Optional excess and a gold star

Stock option issues may seem old-news by now, but there’s still some interesting disclosures going on in the filings. For example, this 8-K filed by Ariba (ARBA) caught my attention because it resurrects a form of corporate largess that used to be very popular: stock option exchanges. Executives get to cash in their underwater options for something that’s actually worth something, which essentially rewards the executives for doing a lousy job at running the company.

Some progressive companies, sensitive to that appearance, allowed ordinary employees to exchange their options, but excluded top executives from taking part. Not Ariba. Chairman and CEO Robert Calderoni exchanged 1.5 million options for 591,668 of restricted stock. CFO James Frankola and EVP Kevin Costello also exchanged options for restricted stock. According to Ariba’s proxy, about half of the options that Costello exchanged, had a strike price of $20.52. Compare that to Ariba’s current price of $5.65.

Another interesting option disclosure came in Flow International’s (FLOW) proxy, which noted that President and CEO Stephen Light receive 100% of all stock options granted to employees last year.

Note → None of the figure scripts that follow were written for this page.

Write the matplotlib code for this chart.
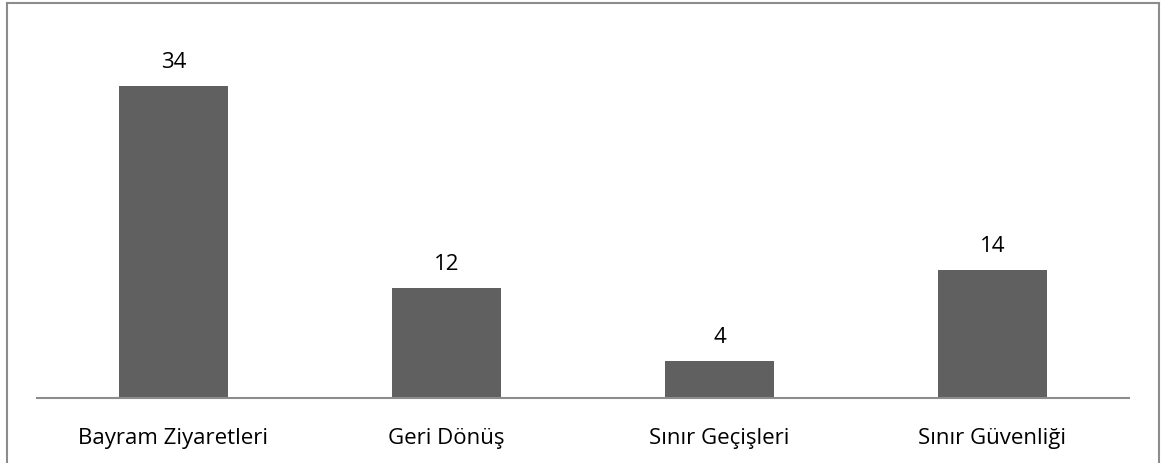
import matplotlib
matplotlib.use("Agg")
import matplotlib.pyplot as plt
from matplotlib.lines import Line2D

categories = ["Bayram Ziyaretleri", "Geri Dönüş", "Sınır Geçişleri", "Sınır Güvenliği"]
values = [34, 12, 4, 14]

W, H = 1171, 464
fig = plt.figure(figsize=(W / 100, H / 100), dpi=100)
plt.rcParams['font.family'] = ['Open Sans', 'DejaVu Sans']

ax = fig.add_axes([37 / W, (H - 399) / H, (1129 - 37) / W, (399 - 32) / H])
x = range(len(categories))
ax.bar(x, values, width=0.4, color="#606060", zorder=2)
ax.set_xlim(-0.5, len(categories) - 0.5)
ax.set_ylim(0, 40)

for xi, v in zip(x, values):
    ax.annotate(str(v), (xi, v), xytext=(0, 10), textcoords="offset points",
                ha="center", va="bottom", fontsize=16, color="#000000")

ax.set_xticks(list(x))
ax.set_xticklabels(categories, fontsize=16)
ax.tick_params(axis="x", length=0, pad=21)
ax.set_yticks([])
for side in ("top", "left", "right"):
    ax.spines[side].set_visible(False)
ax.spines["bottom"].set_color("#8c8c8c")
ax.spines["bottom"].set_linewidth(1.5)

# outer chart frame (open at the bottom edge)
frame_color = "#8c8c8c"
l, r, t = 6.5 / W, 1158.5 / W, 1 - 3.5 / H
fig.add_artist(Line2D([l, l], [0, t], color=frame_color, lw=1.5, transform=fig.transFigure))
fig.add_artist(Line2D([r, r], [0, t], color=frame_color, lw=1.5, transform=fig.transFigure))
fig.add_artist(Line2D([l, r], [t, t], color=frame_color, lw=1.5, transform=fig.transFigure))

fig.savefig("out.png", dpi=100)
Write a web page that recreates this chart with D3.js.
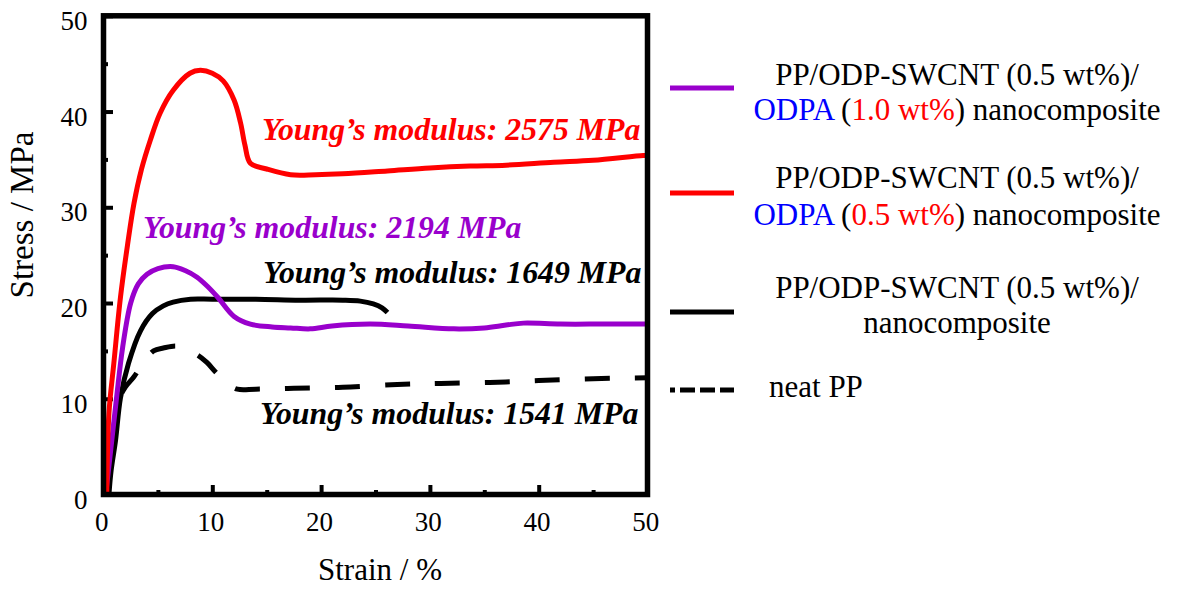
<!DOCTYPE html>
<html>
<head>
<meta charset="utf-8">
<script src="https://cdn.jsdelivr.net/npm/d3@7"></script>
<style>
  html, body { margin: 0; padding: 0; background: #ffffff; }
  svg { display: block; }
  text { font-family: "Liberation Serif", "Times New Roman", serif; }
</style>
</head>
<body>
<svg id="chart" width="1181" height="590"></svg>
<script>
// Tensile stress–strain curves, [strain %, stress MPa]
const odpa10Curve = [
  [0.2, 0], [0.6, 4.0], [1.2, 10.1], [1.75, 15.3], [2.5, 20.0], [3.2, 22.0],
  [4.0, 23.0], [5.0, 23.6], [6.4, 23.8], [7.5, 23.4], [8.6, 22.7], [9.5, 21.8],
  [10.5, 20.6], [12.0, 18.6], [13.5, 17.8], [15.5, 17.5], [17.2, 17.4], [19.0, 17.3], [21.0, 17.6],
  [24.5, 17.8], [28.0, 17.6], [32.2, 17.3], [35.0, 17.4], [37.0, 17.7], [38.6, 17.9],
  [42.0, 17.8], [46.0, 17.8], [50.0, 17.8]
];
const odpa05Curve = [
  [0.3, 0], [0.5, 8.5], [0.95, 13.7], [1.56, 20.6], [2.2, 26.0], [2.8, 30.4],
  [3.5, 34.0], [4.3, 37.0], [5.19, 39.8], [6.39, 42.2], [7.95, 44.0], [8.9, 44.3],
  [10.0, 44.0], [11.0, 43.2], [12.0, 41.2], [12.6, 38.8], [13.0, 36.5], [13.5, 34.6],
  [15.0, 34.0], [17.2, 33.4], [19.5, 33.4], [22.0, 33.5], [26.1, 33.8], [30.0, 34.1],
  [33.7, 34.3], [37.0, 34.4], [41.4, 34.7], [45.0, 34.9], [49.6, 35.4], [50.0, 35.4]
];
const swcntCurve = [
  [0.5, 0], [0.7, 2.5], [1.1, 5.6], [1.56, 10.1], [2.3, 13.7], [3.4, 17.1],
  [4.5, 18.9], [5.5, 19.7], [6.4, 20.1], [8.0, 20.4], [10.0, 20.4], [14.0, 20.4],
  [18.0, 20.3], [22.0, 20.3], [23.6, 20.2], [24.8, 19.9], [25.6, 19.5], [26.1, 19.0]
];
const neatPPCurve = [
  [0.3, 0], [0.7, 4.0], [1.3, 9.5], [2.0, 11.2], [2.8, 12.3], [3.8, 14.0],
  [4.6, 15.0], [5.5, 15.3], [6.8, 15.5], [7.8, 15.0], [8.6, 14.6], [9.5, 13.8],
  [10.3, 12.8], [11.5, 11.5], [12.3, 11.0], [14.0, 11.0], [17.5, 11.1], [22.0, 11.2],
  [27.0, 11.5], [31.0, 11.6], [35.5, 11.7], [40.0, 11.9], [45.0, 12.1], [50.0, 12.2]
];

// Young's modulus annotations (MPa)
const modulusValues = [2575, 2194, 1649, 1541];

// Axis ticks
const xMajorTicks = [0, 10, 20, 30, 40, 50];
const xMinorTicks = [5, 15, 25, 35, 45];
const yMajorTicks = [0, 10, 20, 30, 40, 50];
const yMinorTicks = [5, 15, 25, 35, 45];
const xTitle = "Strain / %";
const yTitle = "Stress / MPa";

// Legend rows: each line is a list of [text, role] segments
const legendRows = [
  [[["PP/ODP-SWCNT (0.5 wt%)/", "plain"]],
   [["ODPA", "chem"], [" (", "plain"], ["1.0 wt%", "conc"], [") nanocomposite", "plain"]]],
  [[["PP/ODP-SWCNT (0.5 wt%)/", "plain"]],
   [["ODPA", "chem"], [" (", "plain"], ["0.5 wt%", "conc"], [") nanocomposite", "plain"]]],
  [[["PP/ODP-SWCNT (0.5 wt%)/", "plain"]],
   [["nanocomposite", "plain"]]],
  [[["neat PP", "plain"]]]
];

// ---- styling & layout ----
const roleColor = { plain: "#000000", chem: "#0000ff", conc: "#ff0000" };
const purple = "#9900cc";
const series = [
  { data: neatPPCurve, color: "#000000", dashed: true },
  { data: swcntCurve, color: "#000000", dashed: false },
  { data: odpa10Curve, color: purple, dashed: false },
  { data: odpa05Curve, color: "#ff0000", dashed: false }
];

const svg = d3.select("#chart");
const x = d3.scaleLinear().domain([0, 50]).range([103.5, 647.5]);
const y = d3.scaleLinear().domain([0, 50]).range([494.5, 15.8]);

// Minor ticks (short, inward)
svg.append("g").attr("transform", `translate(0,${y(0)})`)
  .call(d3.axisBottom(x).tickValues(xMinorTicks).tickSize(-4.5).tickFormat(""))
  .call(g => g.select(".domain").remove())
  .call(g => g.selectAll("line").attr("stroke", "#000").attr("stroke-width", 4));
svg.append("g").attr("transform", `translate(${x(0)},0)`)
  .call(d3.axisLeft(y).tickValues(yMinorTicks).tickSize(-4.5).tickFormat(""))
  .call(g => g.select(".domain").remove())
  .call(g => g.selectAll("line").attr("stroke", "#000").attr("stroke-width", 4));

// Major ticks with labels
svg.append("g").attr("transform", `translate(0,${y(0)})`)
  .call(d3.axisBottom(x).tickValues(xMajorTicks).tickSize(-9.5).tickPadding(17).tickFormat(d3.format("d")))
  .call(g => g.select(".domain").remove())
  .call(g => g.selectAll("line").attr("stroke", "#000").attr("stroke-width", 4))
  .call(g => g.selectAll("text").attr("font-size", 27).attr("fill", "#000")
    .attr("font-family", "Liberation Serif, serif").attr("dx", "-0.08em"));
svg.append("g").attr("transform", `translate(${x(0)},0)`)
  .call(d3.axisLeft(y).tickValues(yMajorTicks).tickSize(-9.5).tickPadding(16).tickFormat(d3.format("d")))
  .call(g => g.select(".domain").remove())
  .call(g => g.selectAll("line").attr("stroke", "#000").attr("stroke-width", 4))
  .call(g => g.selectAll("text").attr("font-size", 27).attr("fill", "#000")
    .attr("font-family", "Liberation Serif, serif").attr("dy", "0.5em"));

// Curves
const line = d3.line().x(d => x(d[0])).y(d => y(d[1])).curve(d3.curveCatmullRom.alpha(0.5));
series.forEach(s => {
  const p = svg.append("path")
    .attr("d", line(s.data))
    .attr("fill", "none")
    .attr("stroke", s.color)
    .attr("stroke-width", 5)
    .attr("stroke-linejoin", "round");
  if (s.dashed) {
    // align the dash pattern so one dash begins where the plateau starts
    const node = p.node();
    const total = node.getTotalLength();
    let lo = 0, hi = total;
    const target = 235;
    for (let i = 0; i < 40; i++) {
      const mid = (lo + hi) / 2;
      if (node.getPointAtLength(mid).x < target) lo = mid; else hi = mid;
    }
    const off = (50 - (lo % 50)) % 50;
    p.attr("stroke-dasharray", "25,25").attr("stroke-dashoffset", off);
  }
});

// Frame
svg.append("rect")
  .attr("x", x(0)).attr("y", y(50))
  .attr("width", x(50) - x(0)).attr("height", y(0) - y(50))
  .attr("fill", "none").attr("stroke", "#000").attr("stroke-width", 5.5);

// Axis titles
svg.append("text").attr("x", 380).attr("y", 580).attr("text-anchor", "middle")
  .attr("font-size", 31).attr("fill", "#000").text(xTitle);
svg.append("text").attr("transform", "translate(33,215) rotate(-90)")
  .attr("text-anchor", "middle").attr("font-size", 33).attr("fill", "#000").text(yTitle);

// Modulus annotations
const annotations = [
  { v: modulusValues[0], color: "#ff0000", px: 262, py: 140 },
  { v: modulusValues[1], color: purple, px: 143, py: 238 },
  { v: modulusValues[2], color: "#000000", px: 263, py: 283 },
  { v: modulusValues[3], color: "#000000", px: 260, py: 424 }
];
annotations.forEach(a => {
  svg.append("text").attr("x", a.px).attr("y", a.py)
    .attr("font-size", 31.8).attr("font-weight", "bold").attr("font-style", "italic")
    .attr("fill", a.color).text(`Young\u2019s modulus: ${a.v} MPa`);
});

// Legend
const legendSwatchY = [88, 193, 312, 390];
const legendBaselines = [[85, 120], [188, 225], [298, 333], [397]];
const legendOrder = [2, 3, 1, 0]; // series index for each legend row
legendRows.forEach((rows, i) => {
  const s = series[legendOrder[i]];
  const sw = svg.append("line")
    .attr("x1", 670).attr("x2", 734)
    .attr("y1", legendSwatchY[i]).attr("y2", legendSwatchY[i])
    .attr("stroke", s.color).attr("stroke-width", 5);
  if (s.dashed) sw.attr("stroke-dasharray", "5,5,15,5,15,5,15,5");
  rows.forEach((segs, j) => {
    const single = rows.length === 1;
    const t = svg.append("text")
      .attr("x", single ? 769 : 957)
      .attr("y", legendBaselines[i][j])
      .attr("text-anchor", single ? "start" : "middle")
      .attr("font-size", 31)
      .attr("xml:space", "preserve");
    segs.forEach(([txt, role]) => {
      t.append("tspan").attr("fill", roleColor[role]).text(txt);
    });
  });
});
</script>
</body>
</html>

Talk about sharing the wealth.

Finally, since it’s a Friday and I haven’t handed out a gold star in quite a few weeks, here’s one for casual restaurant chain Ruby Tuesday (RI), which judging by the proxy it filed yesterday, appears to have abandoned regular meetings at Blackberry Farm, the luxe resort in the Smoky Mountains owned by Ruby Tuesday Chairman and CEO Sandy Beall. In fiscal 2004, the company spent over $80,000 on meetings at the resort. But in fiscal 2005, there’s no mention of the resort in the proxy.